Wednesday, December 4, 2013

Legal Insurance as a Commitment Strategy: A Solution to the Patent Troll Problem

One intellectual property issue that has gotten a lot of attention lately is the problem of non-practicing entities, referred to by their critics as patent trolls—firms that buy up an inventory of patents not in order to practice them but in order to sue other firms for infringing them. Patents protect ideas and ideas have fuzzy boundaries. That makes possible a strategy of suing on weak cases not because you expect to win but in order to be paid to drop the suit. It may make sense for the targeted firm to settle for an amount less than the cost of litigating the case  if it wins and considerably less than the cost if it loses. A large firm that knows it could be targeted multiple times might go to court in order to deter future suits, but that makes less sense for a small firm, especially one that will be bankrupted if it loses and badly hurt even if it wins.

The purpose of this post is to suggest a way in which small firms could protect themselves against such suits and ask why it is not in common use. The solution I am proposing is litigation insurance to cover most or all of the cost of defending against such a suit. While most insurance costs more than it is worth from an actuarial point of view, this kind of insurance might well be worth more than it costs.

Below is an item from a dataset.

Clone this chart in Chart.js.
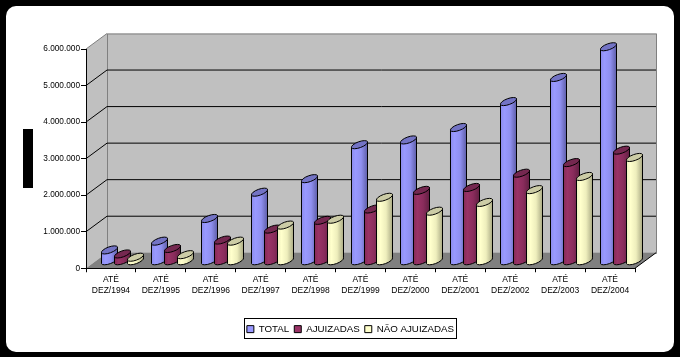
<!DOCTYPE html>
<html>
<head>
<meta charset="utf-8">
<style>html,body{margin:0;padding:0;background:#000;overflow:hidden}canvas{display:block}</style>
<script src="https://cdn.jsdelivr.net/npm/chart.js@4"></script>
</head>
<body>
<canvas id="c" width="680" height="357"></canvas>
<script>
const years = ['1994','1995','1996','1997','1998','1999','2000','2001','2002','2003','2004'];
const total = [310000,550000,1170000,1890000,2260000,3190000,3320000,3660000,4370000,5030000,5870000];
const ajuizadas = [200000,350000,580000,880000,1120000,1430000,1940000,2020000,2410000,2700000,3040000];
const naoAjuizadas = [110000,180000,550000,990000,1150000,1750000,1370000,1610000,1960000,2320000,2840000];

const DEPTH = {x:21, y:-15.5};
const BAR_SHIFT = {x:11, y:-7};
const TILT = 20 * Math.PI / 180;
const ELLIPSE_RY = 3;
const SHADES = {
  '#9999FF': ['#8C8CEC','#9999FF','#9090F0','#5E5EA8','#7373C4'],
  '#993366': ['#862B58','#993366','#8A2C5C','#611F42','#752850'],
  '#FFFFCC': ['#EDEDBE','#FFFFCC','#EEEEBC','#AAAA84','#CCCCA6']
};

const BarElement = Chart.registry.getElement('bar');
BarElement.prototype.draw = function (ctx) {
  const {x, y, base, width} = this.getProps(['x','y','base','width']);
  const s = SHADES[this.options.backgroundColor] || SHADES['#9999FF'];
  const left = Math.round(x + BAR_SHIFT.x - width / 2) + .5;
  const hw = Math.round(width) / 2, cx = left + hw;
  const top = y + BAR_SHIFT.y, bot = base + BAR_SHIFT.y;
  const rx = hw / Math.cos(TILT), dy = rx * Math.sin(TILT);
  const g = ctx.createLinearGradient(cx - hw, 0, cx + hw, 0);
  g.addColorStop(0, s[0]); g.addColorStop(0.25, s[1]); g.addColorStop(0.6, s[2]); g.addColorStop(1, s[3]);
  ctx.save();
  ctx.lineWidth = 1;
  ctx.strokeStyle = '#000';
  ctx.beginPath();
  ctx.moveTo(cx - hw, top + dy);
  ctx.lineTo(cx - hw, bot + dy);
  ctx.ellipse(cx, bot, rx, ELLIPSE_RY, -TILT, Math.PI, 0, true);
  ctx.lineTo(cx + hw, top - dy);
  ctx.closePath();
  ctx.fillStyle = g;
  ctx.fill();
  ctx.stroke();
  ctx.beginPath();
  ctx.ellipse(cx, top, rx, ELLIPSE_RY, -TILT, 0, Math.PI * 2);
  ctx.fillStyle = s[4];
  ctx.fill();
  ctx.stroke();
  ctx.restore();
};

const frame = {
  id: 'frame',
  beforeDraw(chart) {
    const ctx = chart.ctx, {x: xs, y: ys} = chart.scales;
    const L = xs.left, R = xs.right, B = ys.getPixelForValue(0), T = ys.getPixelForValue(6000000);
    ctx.save();
    ctx.fillStyle = '#000';
    ctx.fillRect(0, 0, 680, 357);
    ctx.fillStyle = '#fff';
    ctx.beginPath();
    ctx.roundRect(6, 6, 668, 346, 10);
    ctx.fill();
    ctx.fillStyle = '#000';
    ctx.fillRect(23, 129, 10, 59);

    ctx.fillStyle = '#C0C0C0';
    ctx.fillRect(L + DEPTH.x, T + DEPTH.y, R - L, B - T);
    ctx.beginPath();
    ctx.moveTo(L, T); ctx.lineTo(L + DEPTH.x, T + DEPTH.y);
    ctx.lineTo(L + DEPTH.x, B + DEPTH.y); ctx.lineTo(L, B); ctx.closePath();
    ctx.fill();
    ctx.strokeStyle = '#808080';
    ctx.lineWidth = 1;
    ctx.strokeRect(L + DEPTH.x + .5, T + DEPTH.y + .5, R - L, B - T);
    ctx.beginPath();
    ctx.moveTo(L, T); ctx.lineTo(L + DEPTH.x, T + DEPTH.y); ctx.stroke();

    ctx.fillStyle = '#808080';
    ctx.beginPath();
    ctx.moveTo(L, B); ctx.lineTo(L + DEPTH.x, B + DEPTH.y);
    ctx.lineTo(R + DEPTH.x, B + DEPTH.y); ctx.lineTo(R, B); ctx.closePath();
    ctx.fill();

    ctx.strokeStyle = '#000';
    ys.ticks.forEach(t => {
      if (t.value === 0 || t.value === 6000000) return;
      const p = ys.getPixelForValue(t.value);
      ctx.beginPath();
      ctx.moveTo(L, p); ctx.lineTo(L + DEPTH.x, p + DEPTH.y);
      ctx.lineTo(R + DEPTH.x, p + DEPTH.y);
      ctx.stroke();
    });
    ctx.beginPath();
    ctx.moveTo(R, B); ctx.lineTo(R + DEPTH.x, B + DEPTH.y); ctx.stroke();
    ctx.restore();
  },
  beforeDatasetsDraw(chart) {
    chart.getSortedVisibleDatasetMetas().forEach(m => m.controller.draw());
    return false;
  },
  afterDraw(chart) {
    const ctx = chart.ctx;
    ctx.save();
    ctx.strokeStyle = '#000';
    ctx.lineWidth = 1;
    ctx.strokeRect(244.5, 318.5, 212, 20);
    ctx.restore();
  }
};

const fmt = v => String(v).replace(/\B(?=(\d{3})+$)/g, '.');
const FONT = '"Liberation Sans", Arial, sans-serif';

new Chart(document.getElementById('c'), {
  type: 'bar',
  plugins: [frame],
  data: {
    labels: years.map(y => ['ATÉ', 'DEZ/' + y]),
    datasets: [
      {label: 'TOTAL', data: total, backgroundColor: '#9999FF', borderColor: '#000', borderWidth: 1},
      {label: 'AJUIZADAS', data: ajuizadas, backgroundColor: '#993366', borderColor: '#000', borderWidth: 1},
      {label: 'NÃO AJUIZADAS', data: naoAjuizadas, backgroundColor: '#FFFFCC', borderColor: '#000', borderWidth: 1}
    ]
  },
  options: {
    responsive: false,
    animation: false,
    devicePixelRatio: 1,
    categoryPercentage: 0.78,
    barPercentage: 1.23,
    layout: {padding: {left: 26, right: 5, top: 49, bottom: 13}},
    plugins: {
      tooltip: {enabled: false},
      legend: {
        position: 'bottom',
        labels: {
          color: '#000',
          boxWidth: 7, boxHeight: 7, padding: 5,
          font: {family: FONT, size: 9.75},
          generateLabels(chart) {
            return chart.data.datasets.map((d, i) => ({
              text: d.label, fillStyle: d.backgroundColor, strokeStyle: '#000', lineWidth: 1, datasetIndex: i, fontColor: '#000'
            }));
          }
        }
      }
    },
    scales: {
      x: {
        afterFit(s) { s.height = 51; },
        grid: {display: true, drawOnChartArea: false, drawTicks: true, tickLength: 4, color: '#000', offset: true},
        border: {display: true, color: '#000'},
        ticks: {color: '#000', maxRotation: 0, autoSkip: false, padding: 2,
          font: {family: FONT, size: 8.5, lineHeight: 1.3}}
      },
      y: {
        min: 0, max: 6000000,
        afterFit(s) { s.width = 60; },
        grid: {display: true, drawOnChartArea: false, drawTicks: true, tickLength: 5, color: '#000'},
        border: {display: true, color: '#000'},
        ticks: {color: '#000', stepSize: 1000000, padding: 1, callback: fmt,
          font: {family: FONT, size: 8.25}}
      },
      rightGutter: {
        position: 'right',
        afterFit(s) { s.width = 40; },
        grid: {display: false},
        border: {display: false},
        ticks: {display: false}
      }
    }
  }
});
</script>
</body>
</html>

Ordinary insurance costs its customers more than it pays them for two reasons. The obvious one is that, in addition to paying out claims, an insurance company has to rent offices, hire claims adjustors and salesmen, bear a variety of additional expenses. The less obvious reason is that insurance reduces the incentive of the insured to take costly precautions against whatever the insurance covers. If my house has no fire insurance, it is worth it to me to take any precaution—installing  a sprinkler system, say—whose expected payoff in reducing the chance that the house will burn down is greater than its cost. If I am insured for 90% of the loss, it only pays to take those precautions whose benefit is at least ten times their cost. The inefficiency of worthwhile precautions not taken reflects what economists refer to as moral hazard. The benefit that balances those costs is the fact that the money the insurance company pays comes when something has happened, such as my house burning down, that makes money especially valuable to me.
Litigation insurance has those costs as well but, for a firm likely to be targeted by a patent troll, it also has a large potential benefit: Deterrence. Insurance which covers litigation cost but not out of court settlement makes settling less of a temptation, increasing the chance that the suit will go to court. The more likely it is that the plaintiff will have to litigate, the less profitable it is to bring the suit in the first place. Insofar as the effect of the insurance is to keep you from being sued, it provides a benefit that costs the insurer nothing. 

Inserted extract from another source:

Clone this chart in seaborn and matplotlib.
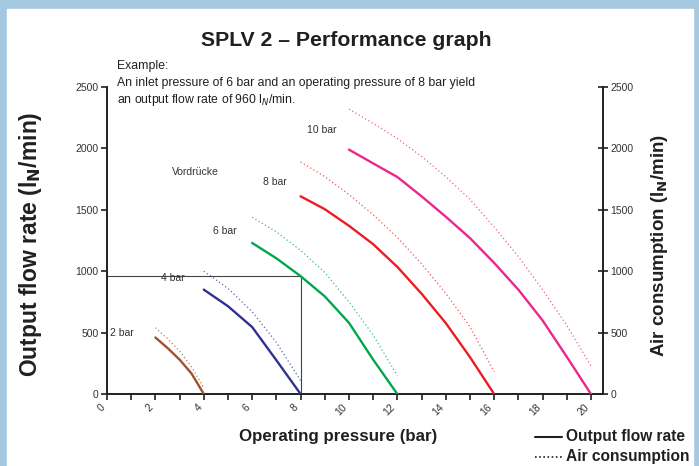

I have a (currently unpublished) article that uses what I have learned by looking at feud societies such as saga period Iceland to explain why non-practicing entities present a special problem for patent litigation and borrows an idea from the legal system of Periclean Athens to suggest a legal solution. The private solution I am suggesting here is in part inspired by yet another legal system I have written on, privately enforced criminal law in 18th century England. Part of what made that system work was the existence of associations for the prosecution of felons, the members of which paid in advance into a fund used to pay the cost of prosecuting anyone who committed a felony against one of them. The real function of such associations, I believe, was not insurance but deterrence: The membership list of the association was published in the local newspaper for the felons to read, in order that they would know who not to target.

Which leaves me with a puzzle: Why isn't the equivalent approach used against patent trolls—or if it is, why doesn't it work?